• Provided records
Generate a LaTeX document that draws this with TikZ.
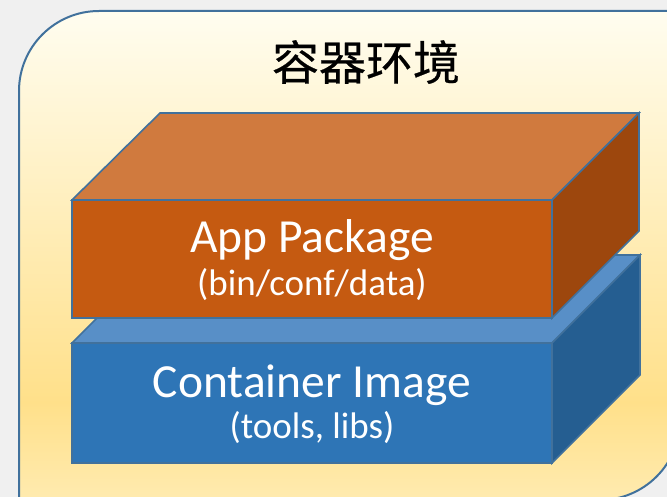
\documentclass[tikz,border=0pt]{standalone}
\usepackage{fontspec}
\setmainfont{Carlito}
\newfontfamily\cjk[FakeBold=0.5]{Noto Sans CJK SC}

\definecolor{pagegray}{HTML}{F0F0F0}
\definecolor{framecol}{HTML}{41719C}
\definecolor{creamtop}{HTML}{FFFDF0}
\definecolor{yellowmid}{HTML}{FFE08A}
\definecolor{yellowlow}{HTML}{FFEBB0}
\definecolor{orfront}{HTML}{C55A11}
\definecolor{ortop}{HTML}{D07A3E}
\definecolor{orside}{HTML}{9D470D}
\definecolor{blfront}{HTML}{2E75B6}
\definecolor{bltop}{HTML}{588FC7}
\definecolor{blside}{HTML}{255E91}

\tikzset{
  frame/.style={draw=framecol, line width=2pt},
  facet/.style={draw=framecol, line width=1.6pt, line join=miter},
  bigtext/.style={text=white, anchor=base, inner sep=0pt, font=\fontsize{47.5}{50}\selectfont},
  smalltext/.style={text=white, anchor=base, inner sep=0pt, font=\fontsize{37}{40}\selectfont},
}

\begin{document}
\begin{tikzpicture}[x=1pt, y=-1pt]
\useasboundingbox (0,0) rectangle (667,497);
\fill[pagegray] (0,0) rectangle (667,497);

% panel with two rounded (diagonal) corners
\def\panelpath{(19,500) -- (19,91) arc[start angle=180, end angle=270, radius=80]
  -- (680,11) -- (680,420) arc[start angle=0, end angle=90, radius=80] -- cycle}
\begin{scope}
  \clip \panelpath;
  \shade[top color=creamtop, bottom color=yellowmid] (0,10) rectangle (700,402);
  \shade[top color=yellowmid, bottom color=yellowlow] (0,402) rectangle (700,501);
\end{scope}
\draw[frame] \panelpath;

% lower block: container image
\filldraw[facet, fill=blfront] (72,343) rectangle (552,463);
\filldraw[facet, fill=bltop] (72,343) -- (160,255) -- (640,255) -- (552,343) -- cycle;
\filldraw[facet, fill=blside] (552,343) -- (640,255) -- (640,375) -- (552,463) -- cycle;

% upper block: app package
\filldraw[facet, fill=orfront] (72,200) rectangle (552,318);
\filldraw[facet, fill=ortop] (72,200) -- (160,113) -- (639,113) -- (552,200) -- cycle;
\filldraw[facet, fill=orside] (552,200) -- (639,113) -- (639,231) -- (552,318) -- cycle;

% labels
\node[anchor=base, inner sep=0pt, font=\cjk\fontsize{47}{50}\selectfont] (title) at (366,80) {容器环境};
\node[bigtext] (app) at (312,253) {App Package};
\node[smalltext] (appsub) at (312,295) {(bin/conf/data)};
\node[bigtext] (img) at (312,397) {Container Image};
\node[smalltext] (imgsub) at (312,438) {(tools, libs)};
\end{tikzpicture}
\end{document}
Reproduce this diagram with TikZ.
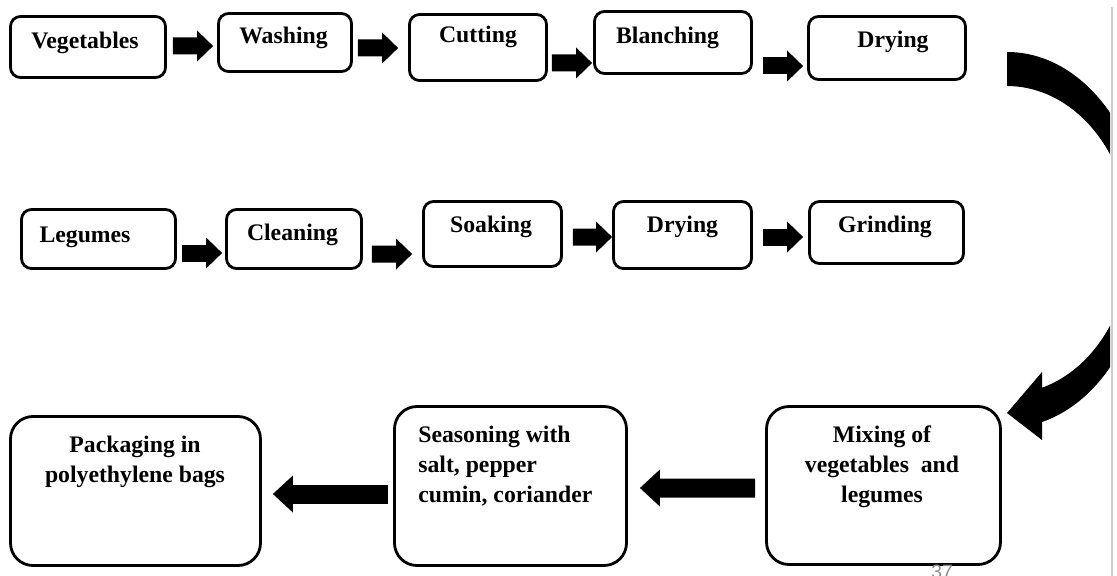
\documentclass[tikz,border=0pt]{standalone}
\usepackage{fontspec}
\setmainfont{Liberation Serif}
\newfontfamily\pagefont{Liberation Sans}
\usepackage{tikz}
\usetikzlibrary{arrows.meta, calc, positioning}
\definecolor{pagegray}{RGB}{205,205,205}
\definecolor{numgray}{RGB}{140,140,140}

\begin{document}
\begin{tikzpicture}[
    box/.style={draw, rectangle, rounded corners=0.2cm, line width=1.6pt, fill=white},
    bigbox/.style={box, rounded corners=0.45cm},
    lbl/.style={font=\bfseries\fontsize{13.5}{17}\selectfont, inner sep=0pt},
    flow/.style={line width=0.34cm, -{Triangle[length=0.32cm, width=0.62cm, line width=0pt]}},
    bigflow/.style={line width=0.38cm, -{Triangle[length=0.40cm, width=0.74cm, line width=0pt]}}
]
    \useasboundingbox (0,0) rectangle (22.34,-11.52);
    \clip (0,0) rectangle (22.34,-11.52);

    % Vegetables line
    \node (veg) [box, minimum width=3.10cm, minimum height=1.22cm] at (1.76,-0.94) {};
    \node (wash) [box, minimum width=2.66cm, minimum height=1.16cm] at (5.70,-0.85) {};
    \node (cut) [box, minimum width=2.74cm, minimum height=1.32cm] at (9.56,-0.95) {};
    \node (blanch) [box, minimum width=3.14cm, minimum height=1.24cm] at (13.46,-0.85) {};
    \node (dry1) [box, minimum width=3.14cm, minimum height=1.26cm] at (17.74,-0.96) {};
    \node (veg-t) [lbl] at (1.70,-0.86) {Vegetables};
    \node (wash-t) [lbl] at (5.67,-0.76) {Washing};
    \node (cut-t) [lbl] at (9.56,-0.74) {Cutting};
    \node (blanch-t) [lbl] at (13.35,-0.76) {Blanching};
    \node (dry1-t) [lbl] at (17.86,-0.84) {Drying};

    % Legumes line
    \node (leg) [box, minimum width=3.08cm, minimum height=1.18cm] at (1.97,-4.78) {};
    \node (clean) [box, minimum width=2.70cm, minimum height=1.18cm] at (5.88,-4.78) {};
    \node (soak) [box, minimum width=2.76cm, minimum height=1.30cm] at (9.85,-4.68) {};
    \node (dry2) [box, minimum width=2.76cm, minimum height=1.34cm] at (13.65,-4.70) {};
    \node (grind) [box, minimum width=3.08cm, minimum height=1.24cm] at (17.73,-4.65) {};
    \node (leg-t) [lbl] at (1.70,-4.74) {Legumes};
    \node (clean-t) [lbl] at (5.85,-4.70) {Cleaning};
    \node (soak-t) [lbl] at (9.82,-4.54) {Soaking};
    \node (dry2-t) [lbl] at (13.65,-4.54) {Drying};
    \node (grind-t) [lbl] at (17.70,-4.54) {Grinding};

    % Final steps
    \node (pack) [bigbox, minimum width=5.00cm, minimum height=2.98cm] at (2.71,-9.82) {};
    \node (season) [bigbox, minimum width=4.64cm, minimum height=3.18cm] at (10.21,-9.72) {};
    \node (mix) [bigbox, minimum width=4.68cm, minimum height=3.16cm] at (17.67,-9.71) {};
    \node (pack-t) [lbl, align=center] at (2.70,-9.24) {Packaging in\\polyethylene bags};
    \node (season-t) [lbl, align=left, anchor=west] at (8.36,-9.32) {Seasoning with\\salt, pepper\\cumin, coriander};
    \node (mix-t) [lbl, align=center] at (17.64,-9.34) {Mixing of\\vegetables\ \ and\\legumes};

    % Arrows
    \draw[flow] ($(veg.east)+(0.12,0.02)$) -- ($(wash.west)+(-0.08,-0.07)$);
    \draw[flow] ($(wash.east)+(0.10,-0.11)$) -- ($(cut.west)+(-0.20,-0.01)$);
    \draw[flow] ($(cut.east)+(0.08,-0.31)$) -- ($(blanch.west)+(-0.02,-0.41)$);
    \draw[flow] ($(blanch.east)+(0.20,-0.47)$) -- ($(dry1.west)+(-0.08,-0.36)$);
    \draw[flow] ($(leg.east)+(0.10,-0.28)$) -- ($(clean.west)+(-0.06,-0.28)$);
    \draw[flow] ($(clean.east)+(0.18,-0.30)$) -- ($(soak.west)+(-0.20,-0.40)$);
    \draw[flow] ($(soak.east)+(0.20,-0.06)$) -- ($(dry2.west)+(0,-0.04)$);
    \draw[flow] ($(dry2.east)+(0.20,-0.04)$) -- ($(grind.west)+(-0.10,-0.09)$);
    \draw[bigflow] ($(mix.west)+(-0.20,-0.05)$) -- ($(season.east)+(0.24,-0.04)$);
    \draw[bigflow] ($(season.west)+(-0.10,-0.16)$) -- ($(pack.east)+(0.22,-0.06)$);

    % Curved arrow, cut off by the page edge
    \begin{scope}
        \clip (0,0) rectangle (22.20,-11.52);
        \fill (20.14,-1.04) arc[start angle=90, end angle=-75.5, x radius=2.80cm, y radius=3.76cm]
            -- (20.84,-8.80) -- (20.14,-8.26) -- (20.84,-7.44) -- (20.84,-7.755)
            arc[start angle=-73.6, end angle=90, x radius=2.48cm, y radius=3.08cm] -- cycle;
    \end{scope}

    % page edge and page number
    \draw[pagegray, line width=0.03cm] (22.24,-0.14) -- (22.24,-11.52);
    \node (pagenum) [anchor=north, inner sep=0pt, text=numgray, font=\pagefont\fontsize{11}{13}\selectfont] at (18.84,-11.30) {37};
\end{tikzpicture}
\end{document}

• Set problem
Among the lines of the material, find those that hold the word "this" and copy them.

• Response to the exercise
Generate a LaTeX document that draws this with TikZ.
Reproduce this diagram with TikZ.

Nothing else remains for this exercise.